Task directions: Copy out every line that contains "React".

**** Supplied information ****

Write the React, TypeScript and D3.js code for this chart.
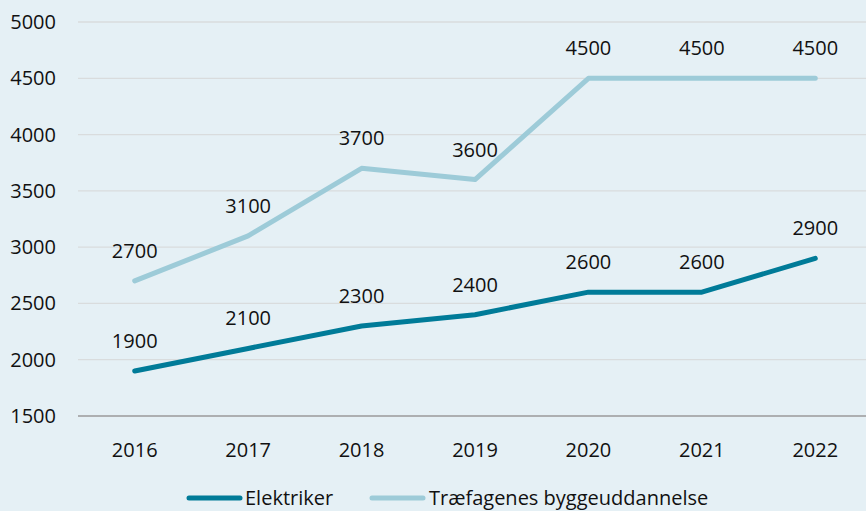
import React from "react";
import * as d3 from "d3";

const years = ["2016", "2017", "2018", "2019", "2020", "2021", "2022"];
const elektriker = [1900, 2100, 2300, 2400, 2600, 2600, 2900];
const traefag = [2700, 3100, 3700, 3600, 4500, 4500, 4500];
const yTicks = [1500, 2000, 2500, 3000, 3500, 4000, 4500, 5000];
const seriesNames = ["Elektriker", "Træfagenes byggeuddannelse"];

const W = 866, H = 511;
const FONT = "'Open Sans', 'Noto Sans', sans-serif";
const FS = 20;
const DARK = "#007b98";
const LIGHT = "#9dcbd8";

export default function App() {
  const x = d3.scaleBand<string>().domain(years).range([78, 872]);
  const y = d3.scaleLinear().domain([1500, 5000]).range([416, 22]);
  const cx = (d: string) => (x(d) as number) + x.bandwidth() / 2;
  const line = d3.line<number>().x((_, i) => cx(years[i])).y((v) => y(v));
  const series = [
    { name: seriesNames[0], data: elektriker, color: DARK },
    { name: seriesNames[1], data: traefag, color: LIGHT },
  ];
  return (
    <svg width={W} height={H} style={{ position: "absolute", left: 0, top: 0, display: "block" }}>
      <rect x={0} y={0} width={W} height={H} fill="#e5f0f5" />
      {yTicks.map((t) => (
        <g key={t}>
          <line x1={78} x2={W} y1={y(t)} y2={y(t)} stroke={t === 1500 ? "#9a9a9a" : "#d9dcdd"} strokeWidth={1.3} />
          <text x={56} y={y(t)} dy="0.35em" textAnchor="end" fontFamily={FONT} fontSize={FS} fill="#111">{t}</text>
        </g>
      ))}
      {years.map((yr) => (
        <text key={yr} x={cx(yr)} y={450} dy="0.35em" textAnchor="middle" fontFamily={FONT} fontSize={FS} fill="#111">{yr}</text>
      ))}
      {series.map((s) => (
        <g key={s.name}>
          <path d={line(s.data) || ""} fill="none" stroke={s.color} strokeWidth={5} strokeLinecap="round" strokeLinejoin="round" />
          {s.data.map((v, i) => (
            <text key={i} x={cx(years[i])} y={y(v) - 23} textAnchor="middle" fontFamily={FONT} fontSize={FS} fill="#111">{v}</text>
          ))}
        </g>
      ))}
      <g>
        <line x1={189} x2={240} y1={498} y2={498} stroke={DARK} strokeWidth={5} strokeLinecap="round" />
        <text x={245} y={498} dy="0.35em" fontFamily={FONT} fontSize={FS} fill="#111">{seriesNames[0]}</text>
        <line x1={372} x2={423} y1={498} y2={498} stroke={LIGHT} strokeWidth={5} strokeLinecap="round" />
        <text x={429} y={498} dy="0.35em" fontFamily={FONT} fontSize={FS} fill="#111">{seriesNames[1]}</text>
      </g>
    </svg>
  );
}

****

Exercise answer:
Write the React, TypeScript and D3.js code for this chart.
import React from "react";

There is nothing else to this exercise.